Strategic Communication Between Prospect Theoretic Agents over a Gaussian Test Channel

TL;DR

This paper models strategic communication between prospect-theoretic human agents over a Gaussian channel, revealing that cognitive biases increase distortion and power requirements, yet optimal strategies remain unchanged from unbiased models.

Contribution

It introduces a Stackelberg game framework with prospect theory for continuous decisions, analyzing how biases affect communication strategies and distortions.

Findings

Optimal strategies are identical for biased and unbiased agents.

Prospect-theoretic distortions exceed expected distortions.

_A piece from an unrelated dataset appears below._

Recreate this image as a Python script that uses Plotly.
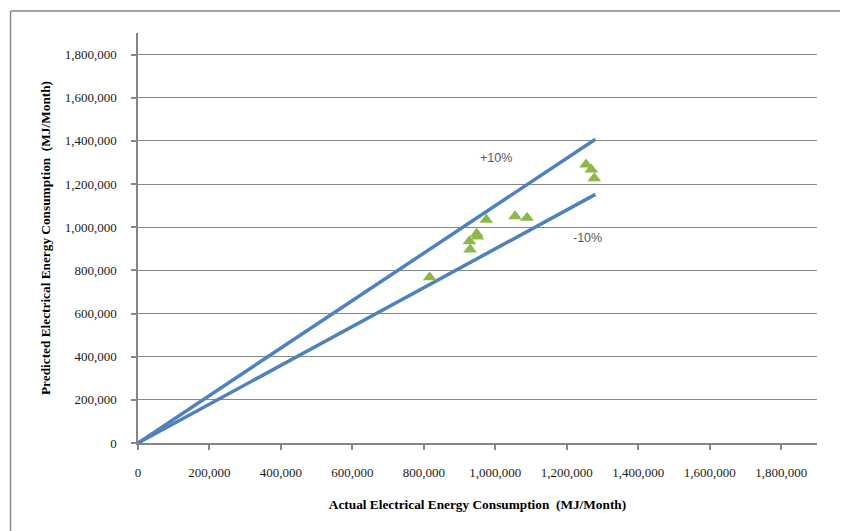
import plotly.graph_objects as go

# Data
actual = [1253700, 1268500, 1276900, 974800, 1055100, 1088700, 947700, 949700, 927300, 929200, 816200]
predicted = [1290300, 1267100, 1226800, 1034300, 1050900, 1043500, 969400, 957000, 935200, 896800, 768500]

line_x = [0, 1280000]
plus10_y = [0, 1408000]
minus10_y = [0, 1152000]

tick_vals = [0, 200000, 400000, 600000, 800000, 1000000, 1200000, 1400000, 1600000, 1800000]
tick_text = ["0", "200,000", "400,000", "600,000", "800,000", "1,000,000",
             "1,200,000", "1,400,000", "1,600,000", "1,800,000"]

OFF = 8  # page body margin
W, H = 848 - OFF, 531 - OFF
L, T = 137.5 - OFF, 33 - OFF
R, B = W - (816.7 - OFF), H - (442.7 - OFF)
pw = W - L - R
ph = H - T - B

fig = go.Figure()
fig.add_trace(go.Scatter(x=line_x, y=plus10_y, mode="lines",
                         line=dict(color="#4F81BD", width=3.5), showlegend=False))
fig.add_trace(go.Scatter(x=line_x, y=minus10_y, mode="lines",
                         line=dict(color="#4F81BD", width=3.5), showlegend=False))
fig.add_trace(go.Scatter(x=actual, y=predicted, mode="markers",
                         marker=dict(symbol="triangle-up", size=12, color="#8CB84A",
                                     line=dict(width=0)), showlegend=False))

axis_common = dict(
    range=[0, 1900000], tickvals=tick_vals, ticktext=tick_text,
    showline=True, linecolor="#868686", linewidth=1.5,
    ticks="outside", ticklen=5, tickcolor="#868686", tickwidth=1.5,
    tickfont=dict(family="Liberation Serif", size=13, color="#1a1a1a"),
    zeroline=False,
)

fig.update_xaxes(**axis_common, showgrid=False, ticklabelstandoff=12,
                 title=dict(text="<b>Actual Electrical Energy Consumption  (MJ/Month)</b>",
                            font=dict(family="Liberation Serif", size=13.3, color="#000000"),
                            standoff=20))
fig.update_yaxes(**axis_common, showgrid=True, gridcolor="#868686", gridwidth=1.2,
                 ticklabelstandoff=12,
                 title=dict(text="<b>Predicted Electrical Energy Consumption  (MJ/Month)</b>",
                            font=dict(family="Liberation Serif", size=13.3, color="#000000"),
                            standoff=11))

fig.add_annotation(x=1002800, y=1322700, text="+10%", showarrow=False,
                   font=dict(family="Liberation Sans", size=12.5, color="#595959"))
fig.add_annotation(x=1257300, y=952300, text="-10%", showarrow=False,
                   font=dict(family="Liberation Sans", size=12.5, color="#595959"))

# outer chart border (only left and top edges are visible in the reference)
bx0 = (10 - OFF - L) / pw
by1 = (H - B - (11 - OFF)) / ph
border = dict(color="#888888", width=1.5)
fig.add_shape(type="line", xref="paper", yref="paper",
              x0=bx0, x1=bx0, y0=-0.4, y1=by1, line=border, layer="below")
fig.add_shape(type="line", xref="paper", yref="paper",
              x0=bx0, x1=1.3, y0=by1, y1=by1, line=border, layer="below")

fig.update_layout(
    width=W, height=H,
    margin=dict(l=L, r=R, t=T, b=B),
    plot_bgcolor="white", paper_bgcolor="white",
)

fig.write_html("out.html")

Biases lead to higher power requirements for the same distortion.

Abstract

In this paper, we model a Stackelberg game in a simple Gaussian test channel where a human transmitter (leader) communicates a source message to a human receiver (follower). We model human decision making using prospect theory models proposed for continuous decision spaces. Assuming that the value function is the squared distortion at both the transmitter and the receiver, we analyze the effects of the weight functions at both the transmitter and the receiver on optimal communication strategies, namely encoding at the transmitter and decoding at the receiver, in the Stackelberg sense. We show that the optimal strategies for the behavioral agents in the Stackelberg sense are identical to those designed for unbiased agents. At the same time, we also show that the prospect-theoretic distortions at both the transmitter and the receiver are both larger than the expected distortion, thus making behavioral agents less contended than unbiased agents. Consequently, the presence of cognitive biases increases the need for transmission power in order to achieve a given distortion at both transmitter and receiver.